Meet Ainka
Inspirational speaker, facilitator, and advocate for nonviolence, unarmed truth, the Beloved Community and Selma 2.0.
"You can't build the Beloved Community without being the Beloved Community"
Ainka Jackson is the founding Executive Director of the Selma Center for Nonviolence, Truth and Reconciliation, which is committed to bridging divides and building the Beloved Community. She is also the Co-Executive Director of the Selma Bridge Crossing Jubilee, the largest, annual Civil Rights Commemoration in the Country. She was previously the Metro Guardian ad Litem for the Metro Nashville Public Defender's Office, Juvenile Division where she represented children who were abused and neglected. She has also been a case manager in the foster care system, a teacher and an adult Public Defender. Born in Montgomery, Alabama and raised in Selma, Alabama, Jackson appreciates that every successful legal and legislative movement required a people movement. Therefore, she also helps to organize the community to address racial and economic inequities.

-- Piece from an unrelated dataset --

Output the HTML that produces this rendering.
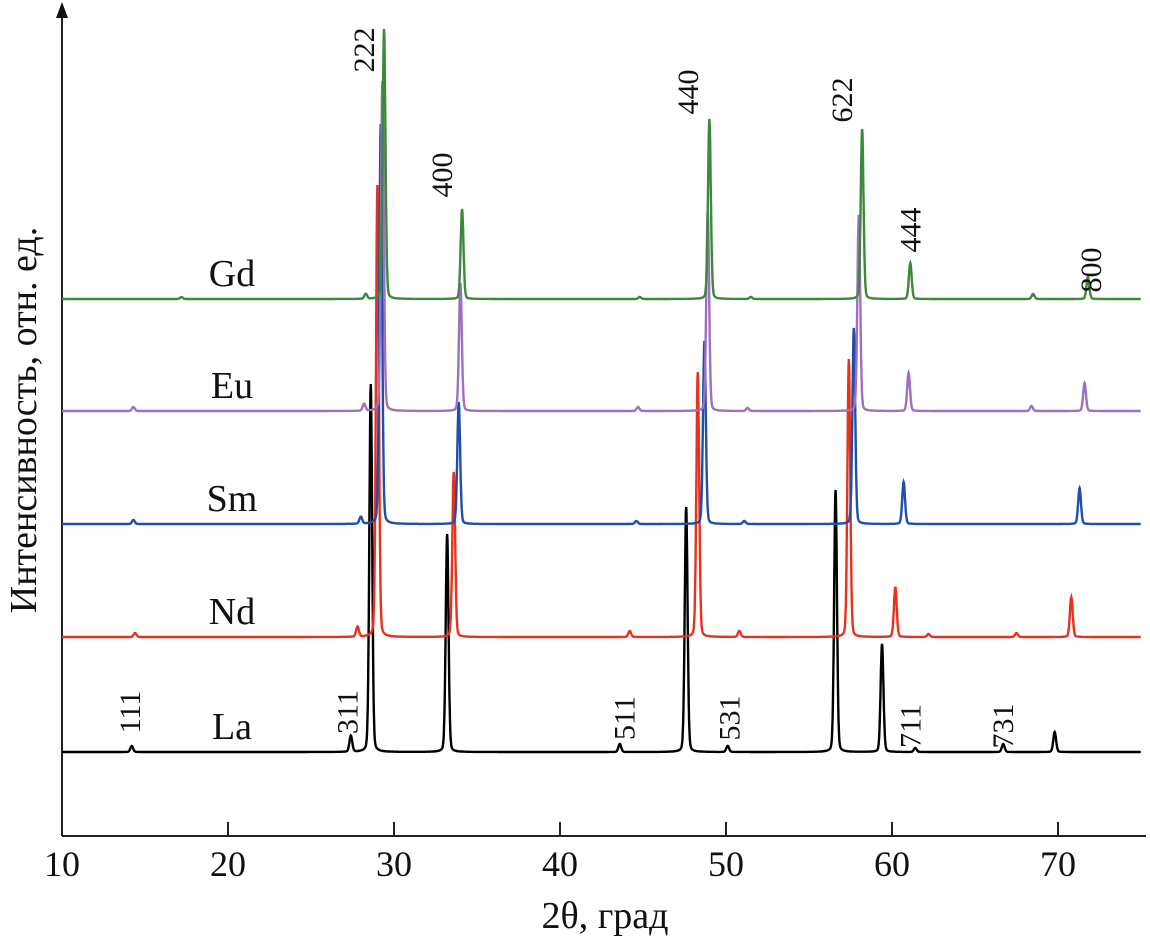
<!DOCTYPE html>
<html><head><meta charset="utf-8"><style>
body{margin:0;background:#fff}
svg text{font-family:"Liberation Serif",serif;fill:#111}
</style></head><body>
<svg id="chart" width="1150" height="946" viewBox="0 0 1150 946" xmlns="http://www.w3.org/2000/svg">
<g id="axes"></g>
<g id="series"></g>
<g id="labels"></g>
</svg>
<script>
const xTicks=[10,20,30,40,50,60,70];
const sampleNames=["La","Nd","Sm","Eu","Gd"];
const sampleColors=["#000000","#e8321e","#1f4fa8","#a070c0","#3a8a3a"];
const baselines=[752,637,524,411,299];
const laPos=[14.2,27.4,28.6,33.2,43.6,47.6,50.1,56.6,59.4,61.4,66.7,69.8];
const laInt=[6,16,368,218,8,245,6,262,108,4,8,20];
const ndPos=[14.4,27.8,29.0,33.6,44.2,48.3,50.8,57.4,60.2,62.2,67.5,70.8];
const ndInt=[4,10,452,165,6,265,6,278,50,3,4,40];
const smPos=[14.3,28.0,29.2,33.9,44.6,48.7,51.1,57.7,60.7,71.3];
const smInt=[4,7,400,122,3,183,3,196,42,36];
const euPos=[14.3,28.2,29.3,34.0,44.7,48.9,51.3,58.0,61.0,68.4,71.6];
const euInt=[4,7,330,128,4,200,3,196,38,5,28];
const gdPos=[17.2,28.3,29.4,34.1,44.8,49.0,51.5,58.2,61.1,68.5,71.8];
const gdInt=[2,5,270,90,2,180,2,170,36,5,22];
const peakPos=[laPos,ndPos,smPos,euPos,gdPos];
const peakInt=[laInt,ndInt,smInt,euInt,gdInt];
const topLabels=["222","400","440","622","444","800"];
const topLabelX=[28.2,32.9,47.7,57.0,61.1,72.0];
const topLabelY=[50,175,92,100,230,270];
const botLabels=["111","311","511","531","711","731"];
const botLabelX=[14.1,27.2,43.9,50.2,61.1,66.7];
const botLabelY=[712,712,718,718,726,726];

const X=v=>62+(v-10)*16.6;
const NS="http://www.w3.org/2000/svg";
function mk(t,a,p){const e=document.createElementNS(NS,t);for(const k in a)e.setAttribute(k,a[k]);p.appendChild(e);return e;}
const ax=document.getElementById('axes');
let l=mk('path',{d:"M62,836 H1146 M62,836 V12",stroke:"#222","stroke-width":2,fill:"none"},ax);


let ar=mk('path',{d:"M62,2 L56,18 L68,18 Z",fill:"#111"},ax);


xTicks.forEach(t=>{
 let tk=mk('line',{x1:X(t),x2:X(t),y1:836,y2:822,stroke:"#222","stroke-width":2},ax);
 
 
 let tx=mk('text',{x:X(t),y:876,"text-anchor":"middle","font-size":36},ax);tx.textContent=t;
 
 
});
let xt=mk('text',{x:605,y:928,"text-anchor":"middle","font-size":38},ax);xt.textContent="2θ, град";


let yt=mk('text',{x:0,y:0,"text-anchor":"middle","font-size":38,transform:"translate(36,420) rotate(-90)"},ax);yt.textContent="Интенсивность, отн. ед.";



const sg=document.getElementById('series');
const w=0.1;
sampleNames.forEach((n,i)=>{
 let d="";
 for(let xv=10;xv<=75;xv+=0.02){
  let v=0;
  peakPos[i].forEach((p,j)=>{const z=(xv-p)/w;v+=peakInt[i][j]*(0.85*Math.exp(-0.693*z*z)+0.15/(1+z*z));});
  d+=(d?"L":"M")+X(xv).toFixed(1)+","+(baselines[i]-v).toFixed(1);
 }
 let p=mk('path',{d:d,stroke:sampleColors[i],"stroke-width":2.4,fill:"none"},sg);
 
 
 let tx=mk('text',{x:232,y:baselines[i]-13,"text-anchor":"middle","font-size":38},sg);tx.textContent=n;
 
 
});
const lg=document.getElementById('labels');
function rl(txt,xv,yc,name){
 let t=mk('text',{x:0,y:0,"text-anchor":"middle","font-size":30,transform:`translate(${X(xv)+10},${yc}) rotate(-90)`},lg);t.textContent=txt;
 
 
}
topLabels.forEach((s,i)=>rl(s,topLabelX[i],topLabelY[i],'peak-label-'+s));
botLabels.forEach((s,i)=>rl(s,botLabelX[i],botLabelY[i],'peak-label-'+s));
</script>
</body></html>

Jackson, an inaugural Obama USA Leader, has presented at numerous conferences and institutions including, on truancy and the school-to-prison pipeline at the Samuel Dewitt Proctor Institute for Child Advocate Ministry and spoke at the United Nations in Switzerland about economic and racial equity as well as at the White House, the Department of Justice, the National Association of Secretaries of State and a mainstage speaker at the Obama Foundation’s Democracy Forum. Jackson has also been featured in Essence Magazine for her voter mobilization efforts.
Jackson received the first annual In Peace & Freedom Award in 2016 and is a level 3 certified Kingian Nonviolence Conflict Reconciliation trainer. Jackson was instrumental in Selma being chosen as 1 of 14 sites for the Kellogg Foundation’s Truth, Racial Healing and Transformation initiative and she currently leads Selma’s programmatic work for that initiative. She is the co-creator of the Beyond Divide and Conquer: Unite and Build Racial Equity Training, which explores how the social construct of race was created to divide and conquer (especially poor whites and people of color). Using first-person historical narratives, the training questions what’s the cost of racism for people of color and white people and how we can resist divide and conquer and unite and build. Jackson has also been a Special Advisor for the ABA Commission for Homelessness and Poverty, Special Counsel and Counsel Member to the ABA Civil Rights and Social Justice Section, as well as a W.K. Kellogg Foundation Community Leadership Network Class Two Fellow and Telos Group board member.
Jackson is the creator and editor of the Selma Superheroes Children’s Book Series that shares the history of Selma’s foot soldiers and encourages youth to be Selma 2.0 Solutionaries. Jackson is a graduate of Spelman College and Vanderbilt Law School. She has three beautiful, brilliant, benevolent children. She speaks these descriptions to children she encounters.